Jakarta (ANTARA) - Virus corona baru (COVID-19) menghantam seluruh lini industri, tak terkecuali bisnis otomotif yang turun hingga 79 persen di China, dan penyusutan drastis di pasar Eropa, misalnya Inggris, Italia, dan Spanyol.
Namun ada setitik optimisme pada industri otomotif di balik pandemik virus corona, yakni keinginan untuk memiliki kendaraan pribadi demi meminimalisir kontak dengan orang lain, salah satunya adalah mobil listrik, menurut ekonom ING, Joanna Konings.
"Permintaan untuk memiliki mobil meningkat selama krisis COVID-19 sejauh ini. Kami tidak melihat hal itu dalam hal penjualan mobil, tetapi kami melihatnya dalam hal upaya konsumen mencari kendaraan juga menurut survei," kata Konings dilansir Reuters, Jumat (22/5).
Baca juga: Renault akan matikan beberapa model minivan
Baca juga: Pasar mobil Indonesia anjlok 90,6 persen April
"Pandemik menyebabkan ketakutan atas risiko infeksi yang membuat konsumen menghindari transportasi umum dan pada akhirnya meningkatkan permintaan mobil," tambahnya.

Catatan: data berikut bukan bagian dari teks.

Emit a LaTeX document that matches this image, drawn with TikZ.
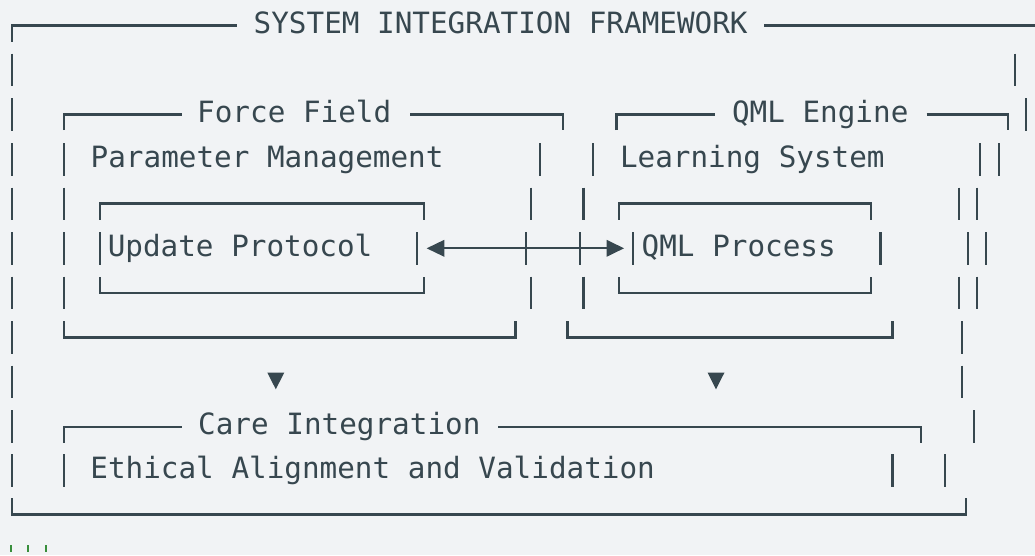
\documentclass[tikz,border=0pt]{standalone}
\usepackage{fontspec}
\setmonofont{DejaVu Sans Mono}
\definecolor{bgc}{RGB}{241,243,245}
\definecolor{ink}{RGB}{55,71,79}
\definecolor{tick}{RGB}{56,142,60}
\newcommand\vb[2]{\draw[ln] (#1,#2-24) -- (#1,#2+8.5);}
\tikzset{
  ln/.style={draw=ink, line width=2.3pt, line cap=butt, line join=miter},
  lbl/.style={text=ink, inner sep=0pt, anchor=base west, font=\fontsize{29.3}{32}\selectfont\ttfamily},
  tri/.style={fill=ink, draw=none},
}
\begin{document}
\begin{tikzpicture}[x=1pt,y=-1pt]
\fill[bgc] (0,0) rectangle (1035,555);
\useasboundingbox (0,0) rectangle (1035,555);
% ---- texts
\node[lbl] (title) at (253.5,33) {SYSTEM INTEGRATION FRAMEWORK};
\node[lbl] (ff) at (197,122) {Force Field};
\node[lbl] (qe) at (731.8,122) {QML Engine};
\node[lbl] (pm) at (90.5,167) {Parameter Management};
\node[lbl] (ls) at (619.8,167) {Learning System};
\node[lbl] (up) at (107.6,256) {Update Protocol};
\node[lbl] (qp) at (641.5,256) {QML Process};
\node[lbl] (ci) at (198,434) {Care Integration};
\node[lbl] (ea) at (90.2,478) {Ethical Alignment and Validation};
% ---- outer frame
\draw[ln] (12,41.5) -- (12,25.5) -- (237,25.5);
\draw[ln] (764.4,25.5) -- (1035,25.5);
\foreach \b in {77.5,122,167,211.5,256,300.5,345,389.5,434,478} {\vb{12}{\b}}
\draw[ln] (12,498) -- (12,514.5) -- (965.7,514.5) -- (965.7,498);
\vb{1015}{77.5}
\vb{1025.7}{122}
% ---- row 3 boxes tops
\draw[ln] (64,130) -- (64,114.5) -- (182,114.5);
\draw[ln] (410,114.5) -- (563.3,114.5) -- (563.3,130);
\draw[ln] (616.5,130) -- (616.5,114.5) -- (715,114.5);
\draw[ln] (926.5,114.5) -- (1007.7,114.5) -- (1007.7,130);
% ---- row 4
\foreach \x in {64,540,593,980.3,998.7} {\vb{\x}{167}}
% ---- row 5
\foreach \x in {64,530.7,583.6,959.3,977.3} {\vb{\x}{211.5}}
\draw[ln] (100,219.5) -- (100,203.5) -- (424.3,203.5) -- (424.3,219.5);
\draw[ln] (618.7,219.5) -- (618.7,203.5) -- (871.2,203.5) -- (871.2,219.5);
% ---- row 6
\foreach \x in {64,100,417.3,525.7,580,633.3,880.4,968.3,986.3} {\vb{\x}{256}}
\coordinate (aL) at (426.7,248.3);
\coordinate (aR) at (624,248.3);
\draw[ln] ([xshift=16pt]aL) -- ([xshift=-16pt]aR);
\fill[tri] (aL) -- ++(17.6,-8.5) -- ++(0,17) -- cycle;
\fill[tri] (aR) -- ++(-17.4,-8.5) -- ++(0,17) -- cycle;
% ---- row 7
\foreach \x in {64,530.7,583.6,959.3,977.3} {\vb{\x}{300.5}}
\draw[ln] (100,277) -- (100,293) -- (424.3,293) -- (424.3,277);
\draw[ln] (618.7,277) -- (618.7,293) -- (871.2,293) -- (871.2,277);
% ---- row 8
\draw[ln] (64,321) -- (64,337.5) -- (515.4,337.5) -- (515.4,321);
\draw[ln] (567.6,321) -- (567.6,337.5) -- (892.4,337.5) -- (892.4,321);
\vb{962.3}{345}
% ---- row 9
\vb{962.3}{389.5}
\fill[tri] (267.3,372.5) -- (284.3,372.5) -- (275.8,389.3) -- cycle;
\fill[tri] (707.5,372.5) -- (724.5,372.5) -- (716,389.3) -- cycle;
% ---- row 10
\draw[ln] (64,442.5) -- (64,427) -- (182,427);
\draw[ln] (498,427) -- (921.3,427) -- (921.3,442.5);
\vb{974.3}{434}
% ---- row 11
\foreach \x in {64,892.4,945} {\vb{\x}{478}}
% ---- cut-off ticks
\foreach \x in {11,28.3,46} {\draw[draw=tick, line width=2.3pt] (\x,545) -- (\x,552);}
\end{tikzpicture}
\end{document}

Jika memang permintaan mobil meningkat, para pembuat mobil dapat mengambil peluang untuk mempercepat peluncuran atau sekedar mengenalkan kembali mobil listrik, sebagai langkah lanjutan atas pengembangan yang sudah mereka jalankan sejak sebelum COVID-19 menyebar.
Ia berpendapat, harga minyak dunia yang turun tidak akan banyak mempengaruhi penjualan mobil konvensional. Sebaliknya, permintaan mobil listrik dapat bersaing tanpa dipengaruhi harga minyak.
Selain itu, ia mengatakan bahwa pembuat kebijakan dapat memaksimalkan upaya jarak sosial dengan mendorong percepatan penggunaan kendaraan listrik.
Sayangnya, upaya itu sulit dilakukan karena otomotif merupakan industri paling kompleks di dunia, karena melibatkan 10.000 pemasok dalam rantai pasok kendaraan. Maka tak heran, industri itu salah satu yang paling terdampak selama pandemik.